Inhibitory effects of the cannabinoid agonist HU 210 on rat sexual behaviour

The present study investigates the effects induced by the cannabinoid agonist HU 210 (25-100 microg/kg, administered intraperitoneally [i.p.]) on the following parameters: (a) sexual behaviour of male rats, categorised on the basis of seven consecutive mating pretests as sexually active (SA) and sexually inactive (SI) and (b) sexual receptivity of ovariectomised female rats displaying hormonally induced heat. The data obtained show that HU 210, administered in acute or subchronic mode (once daily for 7 and 14 days), impaired the copulatory pattern of SA rats in a dose- and mode-dependent manner, decreasing their sexual drive, mainly as represented by an increase in mount and intromission latencies, and affecting ejaculation mechanisms (represented as a decrease in intromission frequency and increase in ejaculation latency). After subchronic treatment with the highest dose had been suspended for 2 weeks, SA males' performance was still impaired. In SI rats, acute injections of the drug (25 and 50 microg/kg, i.p.) at the higher dose increased contact latency and decreased genital exploration time towards the female. Acute HU 210 (25-100 microg/kg, i.p.) also inhibited female sexual behaviour, potently reducing lordosis quotient and lordosis intensity.

Involvement of dopamine D2 receptors in the effect of cocaine on sexual behaviour and stretching-yawning of male rats

The effect of cocaine (7.5, 15 and 30 mg/kg) administered in acute or subchronic mode, on the mating behaviour of sexually active male rats varied in a dose- and mode-dependent manner.

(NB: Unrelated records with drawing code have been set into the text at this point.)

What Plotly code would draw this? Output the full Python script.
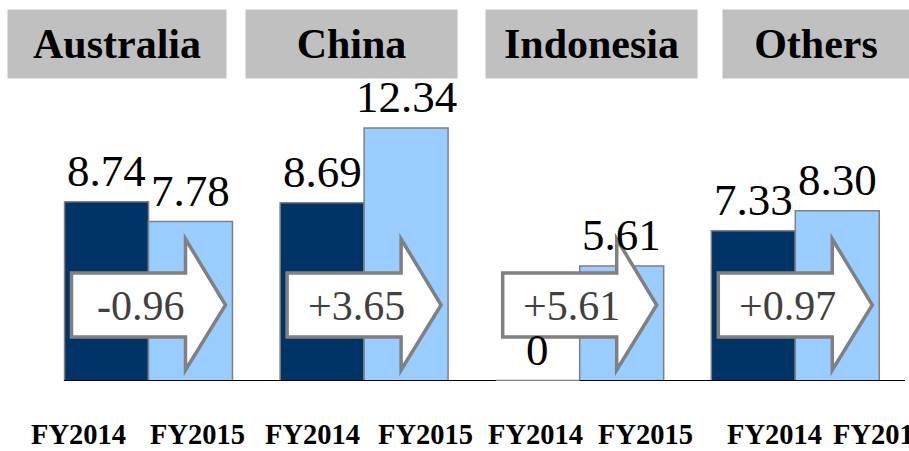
import plotly.graph_objects as go

# ---- data ----
regions = ["Australia", "China", "Indonesia", "Others"]
years = ["FY2014", "FY2015"]
fy2014 = [8.74, 8.69, 0, 7.33]
fy2015 = [7.78, 12.34, 5.61, 8.30]

# ---- layout constants (pixels in a 909x451 canvas) ----
W, H = 909, 451
PLOT_H = 381               # plot area height (baseline at y=381)
PX_PER_UNIT_X = 215.6
CENTER0 = 148.5
PX_PER_UNIT_Y = 20.5
BARGAP = 0.221

serif = "Liberation Serif, Times New Roman, serif"
navy = "#003366"
light = "#99ccff"
edge = "#808080"

xs = list(range(len(regions)))
half = (1 - BARGAP) / 2

fig = go.Figure()
fig.add_trace(go.Bar(
    x=xs, y=fy2014, name=years[0],
    marker=dict(color=navy, line=dict(color=edge, width=1.5)),
))
fig.add_trace(go.Bar(
    x=xs, y=fy2015, name=years[1],
    marker=dict(color=light, line=dict(color=edge, width=1.5)),
))

def py2paper(py):
    return (PLOT_H - py) / PLOT_H

shapes = []
annotations = []

# baseline
shapes.append(dict(type="line", xref="paper", yref="y",
                   x0=64 / W, x1=905 / W, y0=0, y1=0,
                   line=dict(color="black", width=2), layer="above"))

# zero-height bars drawn as a thin outline
for i, v in enumerate(fy2014):
    if v == 0:
        shapes.append(dict(type="line", xref="x", yref="y",
                           x0=i - half, x1=i, y0=0, y1=0,
                           line=dict(color=edge, width=2.5), layer="above"))

# arrows with change values
xl, xh, xt = -77 / PX_PER_UNIT_X, 37 / PX_PER_UNIT_X, 77 / PX_PER_UNIT_X
yb0, yb1 = py2paper(273), py2paper(337)
yh0, yh1 = py2paper(239), py2paper(370)
ym = py2paper(305)
for i, (a, b) in enumerate(zip(fy2014, fy2015)):
    path = (f"M {i+xl},{yb0} L {i+xh},{yb0} L {i+xh},{yh0} L {i+xt},{ym} "
            f"L {i+xh},{yh1} L {i+xh},{yb1} L {i+xl},{yb1} Z")
    shapes.append(dict(type="path", xref="x", yref="paper", path=path,
                       fillcolor="white", line=dict(color=edge, width=3.5),
                       layer="above"))
    d = round(b - a, 2)
    label = f"{d:+.2f}" if d != 0 else "0.00"
    annotations.append(dict(x=i - 8 / PX_PER_UNIT_X, y=py2paper(306),
                            xref="x", yref="paper", text=label, showarrow=False,
                            xanchor="center", yanchor="middle",
                            font=dict(family=serif, size=42, color="#404040")))

# value labels above bars
for series, off in ((fy2014, -half / 2), (fy2015, half / 2)):
    for i, v in enumerate(series):
        annotations.append(dict(x=i + off, y=v, xref="x", yref="y",
                                xanchor="center", yanchor="bottom", showarrow=False,
                                yshift=5, borderpad=0,
                                text=f"{v:.2f}" if v else "0",
                                font=dict(family=serif, size=45, color="black")))

# region header boxes
hdr_centers = [117, 351.5, 591.5, 816]
hdr_widths = [218, 211, 211, 186]
for name, c, w in zip(regions, hdr_centers, hdr_widths):
    annotations.append(dict(x=c / W, y=py2paper(43.5), xref="paper", yref="paper",
                            xanchor="center", yanchor="middle",
                            width=w, height=68, borderpad=0,
                            bgcolor="#c0c0c0", showarrow=False,
                            text=f"<b>{name}</b>",
                            font=dict(family=serif, size=42, color="black")))

# year labels under bars
year_label_px = [78, 197, 312, 425, 535, 645, 774, 880]
for k, px in enumerate(year_label_px):
    annotations.append(dict(x=px / W, y=py2paper(451), xref="paper", yref="paper",
                            xanchor="center", yanchor="bottom", showarrow=False,
                            borderpad=0,
                            text=f"<b>{years[k % 2]}</b>",
                            font=dict(family=serif, size=28.5, color="black")))

fig.update_layout(
    width=W, height=H,
    margin=dict(l=0, r=0, t=0, b=H - PLOT_H, pad=0),
    paper_bgcolor="white", plot_bgcolor="white",
    barmode="group", bargap=BARGAP, bargroupgap=0,
    showlegend=False,
    xaxis=dict(range=[-CENTER0 / PX_PER_UNIT_X, (W - CENTER0) / PX_PER_UNIT_X],
               showgrid=False, zeroline=False, showticklabels=False,
               showline=False, ticks=""),
    yaxis=dict(range=[0, PLOT_H / PX_PER_UNIT_Y], showgrid=False, zeroline=False,
               showticklabels=False, showline=False, ticks=""),
    shapes=shapes, annotations=annotations,
)

fig.write_html("out.html",
               config={"displayModeBar": False},
               post_script="document.body.style.margin='0';document.body.style.overflow='hidden';")
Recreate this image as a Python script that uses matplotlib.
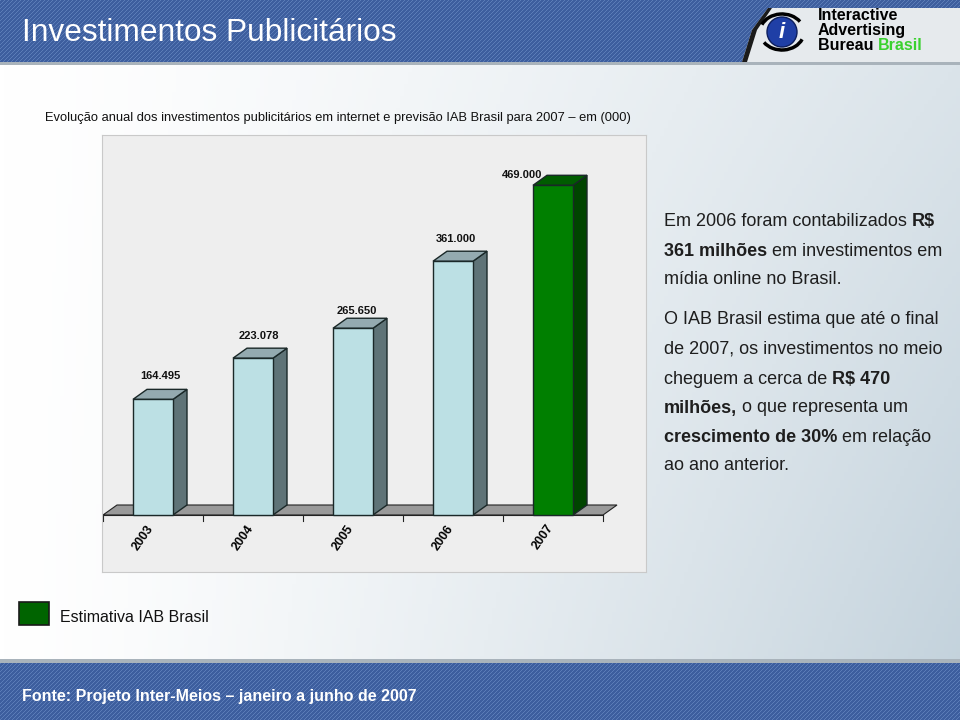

Regardless of mode of treatment, 30 mg/kg markedly impaired the rats copulatory ability and impairment continued for a week after suspension of subchronic treatment. An acute dose of 15 mg/kg reduced intromission frequency, while in subchronic mode it also reduced ejaculation latency. Mount frequency was increased by 7.5 and 15 mg/kg, but only on first injection. In the case of sexually-naive male rats, acute administration of cocaine (3-30 mg/kg) stimulated penile erections at 7.5 mg/kg and motor hyperactivity at all doses. (-) Eticlopride (0.025 and 0.05 mg/kg), a DA D2 antagonist, counteracted cocaine-induced motor hyperactivity but not penile erection, which it enhanced. (-) Eticlopride at the same doses also antagonized cocaine potentiation of lisuride (0.2 mg/kg)-induced behavioural effects. When male rats treated with subchronic cocaine (15 mg/kg) were injected with the DA D2 agonist SND 919 (0.1 mg/kg), they displayed a more marked stretching-yawning behaviour than control animals receiving SND 919 at the same dose. The involvement of DA D2 receptors in cocaine-induced effects is suggested.